PROVIDED MATERIAL.
════════════════
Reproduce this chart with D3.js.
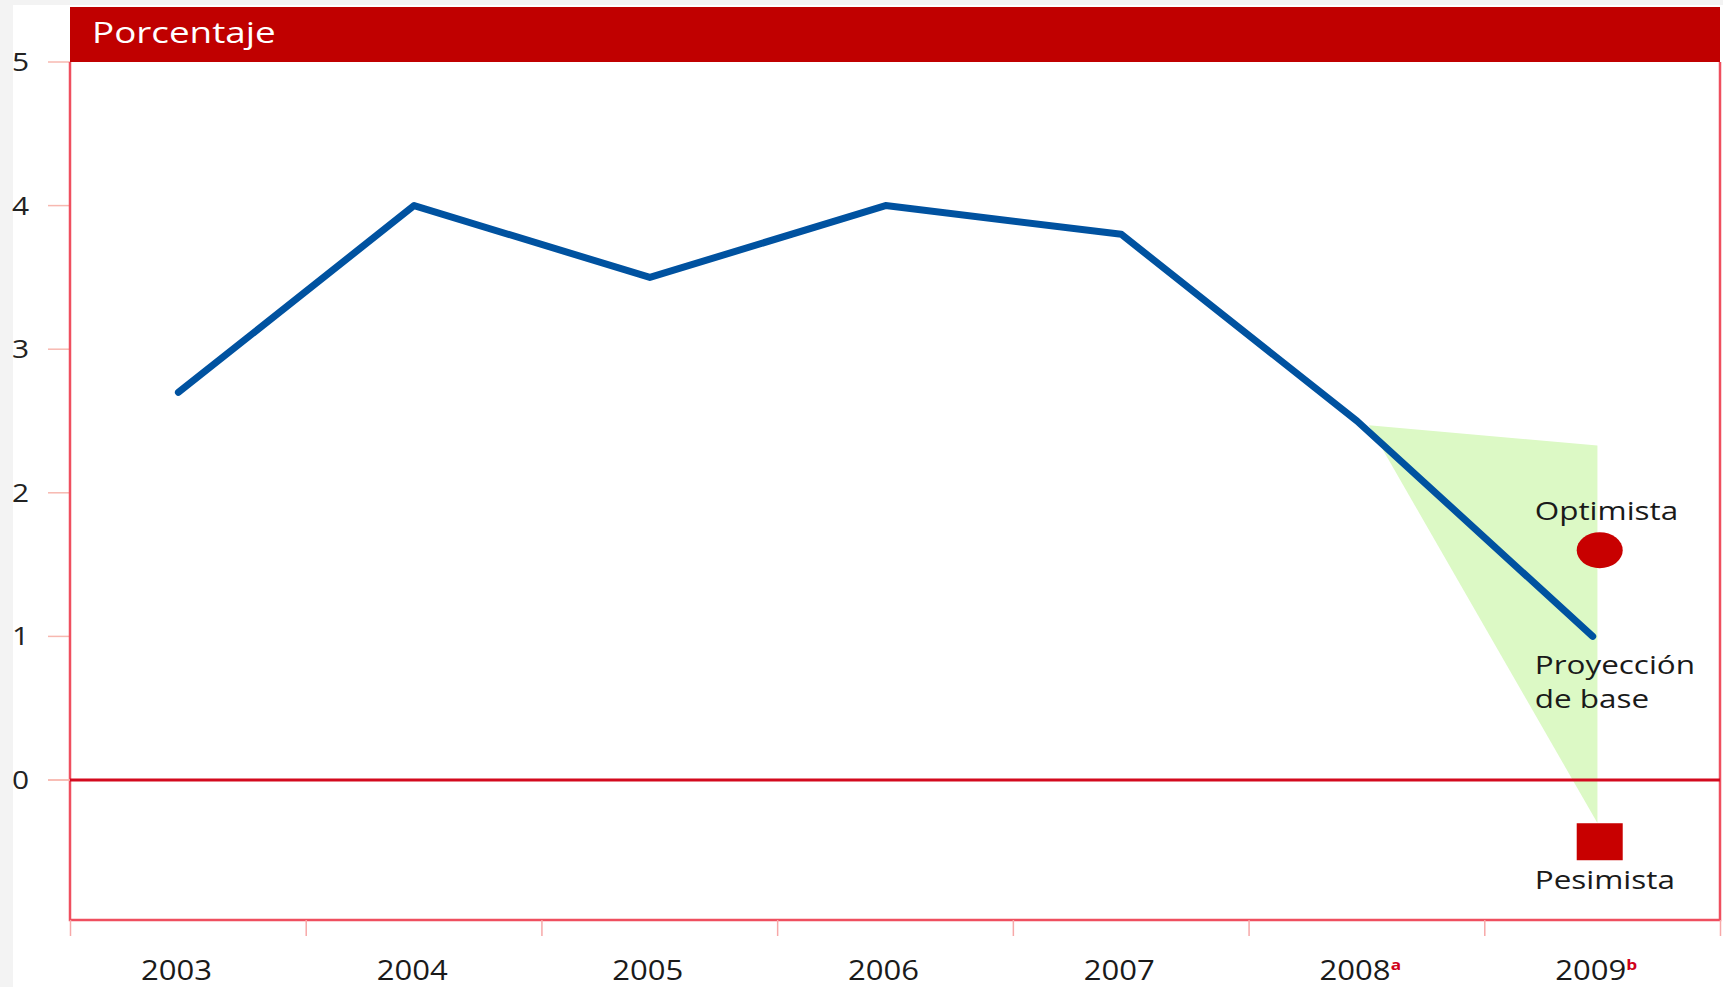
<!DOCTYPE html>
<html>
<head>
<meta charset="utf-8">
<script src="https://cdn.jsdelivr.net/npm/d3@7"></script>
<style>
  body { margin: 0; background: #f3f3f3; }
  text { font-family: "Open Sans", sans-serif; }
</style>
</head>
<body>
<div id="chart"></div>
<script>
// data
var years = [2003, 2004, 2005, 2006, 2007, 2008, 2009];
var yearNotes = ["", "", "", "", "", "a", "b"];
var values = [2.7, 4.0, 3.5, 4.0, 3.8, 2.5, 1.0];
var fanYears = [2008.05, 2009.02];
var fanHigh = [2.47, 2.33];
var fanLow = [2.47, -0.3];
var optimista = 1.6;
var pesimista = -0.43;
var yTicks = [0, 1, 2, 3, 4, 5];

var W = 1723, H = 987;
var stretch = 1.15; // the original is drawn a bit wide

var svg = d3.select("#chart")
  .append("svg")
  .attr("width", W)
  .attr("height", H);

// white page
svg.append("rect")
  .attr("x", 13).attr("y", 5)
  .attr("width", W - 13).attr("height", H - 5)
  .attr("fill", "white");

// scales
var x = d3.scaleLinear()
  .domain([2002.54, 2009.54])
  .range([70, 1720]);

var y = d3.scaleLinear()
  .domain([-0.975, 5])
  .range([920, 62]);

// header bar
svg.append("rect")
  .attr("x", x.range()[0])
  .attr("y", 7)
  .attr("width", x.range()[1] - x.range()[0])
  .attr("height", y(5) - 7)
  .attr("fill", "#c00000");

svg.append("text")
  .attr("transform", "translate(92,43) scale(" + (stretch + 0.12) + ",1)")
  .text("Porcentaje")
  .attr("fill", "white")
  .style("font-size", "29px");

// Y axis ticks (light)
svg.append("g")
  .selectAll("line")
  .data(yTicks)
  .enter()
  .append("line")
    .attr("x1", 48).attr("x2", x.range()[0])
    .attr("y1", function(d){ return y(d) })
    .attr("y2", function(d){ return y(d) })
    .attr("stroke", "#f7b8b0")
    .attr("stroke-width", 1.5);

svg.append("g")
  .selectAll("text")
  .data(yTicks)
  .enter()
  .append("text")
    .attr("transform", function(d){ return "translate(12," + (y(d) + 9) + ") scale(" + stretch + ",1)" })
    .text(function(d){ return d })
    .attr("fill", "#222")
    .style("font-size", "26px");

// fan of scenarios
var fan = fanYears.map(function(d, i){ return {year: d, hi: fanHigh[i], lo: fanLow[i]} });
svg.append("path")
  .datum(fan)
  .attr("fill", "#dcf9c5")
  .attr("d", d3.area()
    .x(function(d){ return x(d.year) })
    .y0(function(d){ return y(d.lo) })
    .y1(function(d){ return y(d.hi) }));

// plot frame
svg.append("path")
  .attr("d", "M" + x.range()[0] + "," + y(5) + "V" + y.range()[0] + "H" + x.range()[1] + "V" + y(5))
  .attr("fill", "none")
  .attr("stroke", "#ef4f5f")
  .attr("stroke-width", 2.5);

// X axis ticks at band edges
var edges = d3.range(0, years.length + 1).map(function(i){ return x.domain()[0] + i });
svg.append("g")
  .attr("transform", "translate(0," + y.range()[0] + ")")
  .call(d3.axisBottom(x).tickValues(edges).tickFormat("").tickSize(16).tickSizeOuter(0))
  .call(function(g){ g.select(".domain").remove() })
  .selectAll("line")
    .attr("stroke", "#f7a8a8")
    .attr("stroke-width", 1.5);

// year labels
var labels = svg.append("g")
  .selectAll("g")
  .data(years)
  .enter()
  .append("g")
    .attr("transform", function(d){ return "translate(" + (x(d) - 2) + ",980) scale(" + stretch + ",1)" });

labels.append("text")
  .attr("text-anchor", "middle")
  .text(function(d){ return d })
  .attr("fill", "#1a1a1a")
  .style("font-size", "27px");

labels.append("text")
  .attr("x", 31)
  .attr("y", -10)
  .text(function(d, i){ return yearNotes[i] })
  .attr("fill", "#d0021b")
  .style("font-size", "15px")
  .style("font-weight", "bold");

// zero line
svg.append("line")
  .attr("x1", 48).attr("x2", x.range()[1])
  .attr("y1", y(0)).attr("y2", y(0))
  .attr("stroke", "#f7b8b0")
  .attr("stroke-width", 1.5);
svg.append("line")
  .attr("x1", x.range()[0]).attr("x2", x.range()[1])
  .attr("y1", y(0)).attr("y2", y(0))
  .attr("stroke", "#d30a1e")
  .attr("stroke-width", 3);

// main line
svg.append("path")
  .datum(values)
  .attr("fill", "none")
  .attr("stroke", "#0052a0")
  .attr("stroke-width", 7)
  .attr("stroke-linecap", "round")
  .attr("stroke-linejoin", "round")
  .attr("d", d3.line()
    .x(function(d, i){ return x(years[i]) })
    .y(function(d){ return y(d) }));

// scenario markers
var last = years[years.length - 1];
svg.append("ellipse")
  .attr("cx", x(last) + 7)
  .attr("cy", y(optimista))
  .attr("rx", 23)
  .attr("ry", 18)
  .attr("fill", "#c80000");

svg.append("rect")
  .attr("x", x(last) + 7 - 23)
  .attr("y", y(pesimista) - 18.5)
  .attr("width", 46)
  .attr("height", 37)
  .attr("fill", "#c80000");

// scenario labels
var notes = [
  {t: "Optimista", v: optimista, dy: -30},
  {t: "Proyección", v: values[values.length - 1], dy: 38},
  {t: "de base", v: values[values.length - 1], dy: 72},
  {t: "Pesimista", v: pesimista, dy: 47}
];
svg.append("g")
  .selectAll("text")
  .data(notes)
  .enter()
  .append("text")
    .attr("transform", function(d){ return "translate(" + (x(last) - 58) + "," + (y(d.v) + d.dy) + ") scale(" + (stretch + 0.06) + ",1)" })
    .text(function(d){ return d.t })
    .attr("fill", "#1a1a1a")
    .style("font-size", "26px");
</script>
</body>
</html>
════════════════
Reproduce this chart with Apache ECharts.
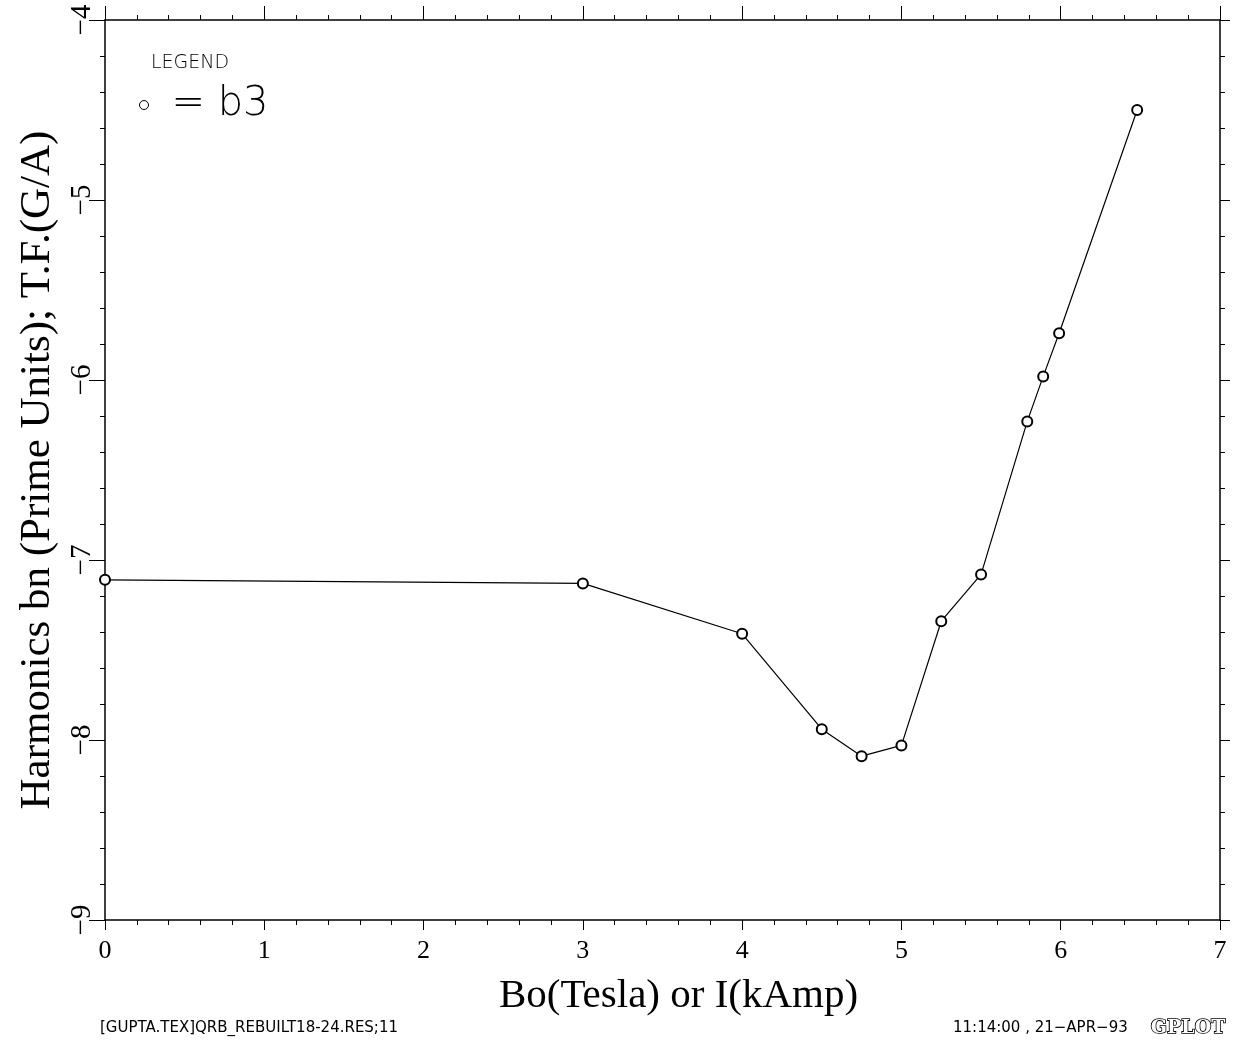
════════════════
STATED GOAL. Using the material above, copy every line in which the string "this" occurs.

REPLY TO THE TASK.
Reproduce this chart with D3.js.
Reproduce this chart with Apache ECharts.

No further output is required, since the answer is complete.